> [Task to carry out] Reproduce all the lines exactly as they stand, apart from the pictures.

> [Data extract]
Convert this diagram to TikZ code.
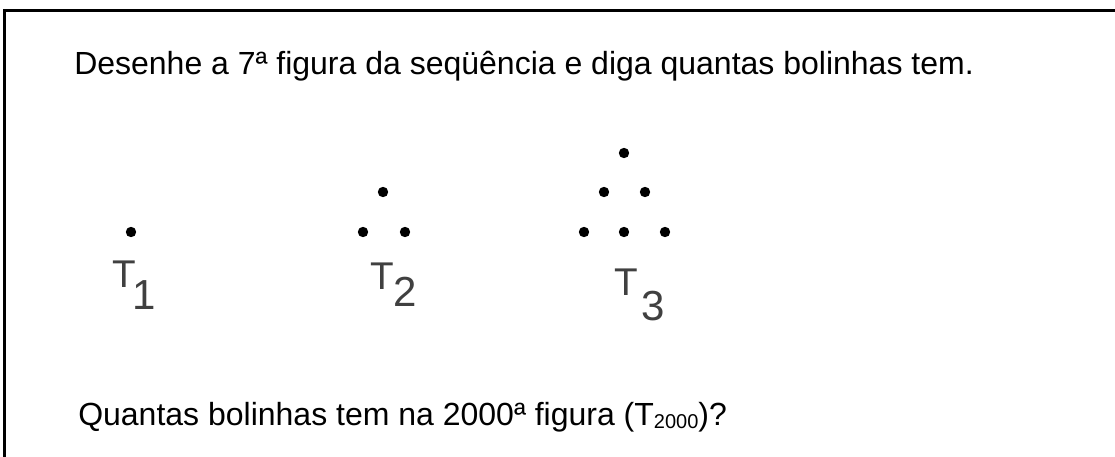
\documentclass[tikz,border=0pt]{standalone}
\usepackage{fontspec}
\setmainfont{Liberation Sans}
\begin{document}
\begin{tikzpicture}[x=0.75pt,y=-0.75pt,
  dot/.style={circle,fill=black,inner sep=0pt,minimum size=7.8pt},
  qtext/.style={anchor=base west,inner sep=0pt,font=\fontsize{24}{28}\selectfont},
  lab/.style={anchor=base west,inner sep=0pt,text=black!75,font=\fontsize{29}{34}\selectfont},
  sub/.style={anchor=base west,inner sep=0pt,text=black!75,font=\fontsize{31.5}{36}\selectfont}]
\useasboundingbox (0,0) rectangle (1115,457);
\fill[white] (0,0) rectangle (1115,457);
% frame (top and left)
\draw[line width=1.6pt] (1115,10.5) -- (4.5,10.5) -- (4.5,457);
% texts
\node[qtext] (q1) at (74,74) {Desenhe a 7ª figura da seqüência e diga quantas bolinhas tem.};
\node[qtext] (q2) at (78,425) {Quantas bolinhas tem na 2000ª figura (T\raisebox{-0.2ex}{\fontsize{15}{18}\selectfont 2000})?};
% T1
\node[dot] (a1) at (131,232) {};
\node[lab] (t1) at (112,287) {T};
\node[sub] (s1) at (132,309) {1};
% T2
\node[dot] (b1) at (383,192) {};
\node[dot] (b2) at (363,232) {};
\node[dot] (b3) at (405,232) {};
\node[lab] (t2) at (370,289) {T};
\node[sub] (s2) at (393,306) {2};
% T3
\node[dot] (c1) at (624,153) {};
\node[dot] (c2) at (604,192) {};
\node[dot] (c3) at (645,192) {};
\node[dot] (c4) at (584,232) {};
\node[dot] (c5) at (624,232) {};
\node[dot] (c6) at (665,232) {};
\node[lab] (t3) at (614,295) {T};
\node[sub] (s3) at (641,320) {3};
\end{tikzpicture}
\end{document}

> [Correct answer]
Convert this diagram to TikZ code.
\documentclass[tikz,border=0pt]{standalone}
\usepackage{fontspec}
\setmainfont{Liberation Sans}
\begin{document}
\begin{tikzpicture}[x=0.75pt,y=-0.75pt,
  dot/.style={circle,fill=black,inner sep=0pt,minimum size=7.8pt},
  qtext/.style={anchor=base west,inner sep=0pt,font=\fontsize{24}{28}\selectfont},
  lab/.style={anchor=base west,inner sep=0pt,text=black!75,font=\fontsize{29}{34}\selectfont},
  sub/.style={anchor=base west,inner sep=0pt,text=black!75,font=\fontsize{31.5}{36}\selectfont}]
\useasboundingbox (0,0) rectangle (1115,457);
\fill[white] (0,0) rectangle (1115,457);
% frame (top and left)
\draw[line width=1.6pt] (1115,10.5) -- (4.5,10.5) -- (4.5,457);
% texts
\node[qtext] (q1) at (74,74) {Desenhe a 7ª figura da seqüência e diga quantas bolinhas tem.};
\node[qtext] (q2) at (78,425) {Quantas bolinhas tem na 2000ª figura (T\raisebox{-0.2ex}{\fontsize{15}{18}\selectfont 2000})?};
% T1
\node[dot] (a1) at (131,232) {};
\node[lab] (t1) at (112,287) {T};
\node[sub] (s1) at (132,309) {1};
% T2
\node[dot] (b1) at (383,192) {};
\node[dot] (b2) at (363,232) {};
\node[dot] (b3) at (405,232) {};
\node[lab] (t2) at (370,289) {T};
\node[sub] (s2) at (393,306) {2};
% T3
\node[dot] (c1) at (624,153) {};
\node[dot] (c2) at (604,192) {};
\node[dot] (c3) at (645,192) {};
\node[dot] (c4) at (584,232) {};
\node[dot] (c5) at (624,232) {};
\node[dot] (c6) at (665,232) {};
\node[lab] (t3) at (614,295) {T};
\node[sub] (s3) at (641,320) {3};
\end{tikzpicture}
\end{document}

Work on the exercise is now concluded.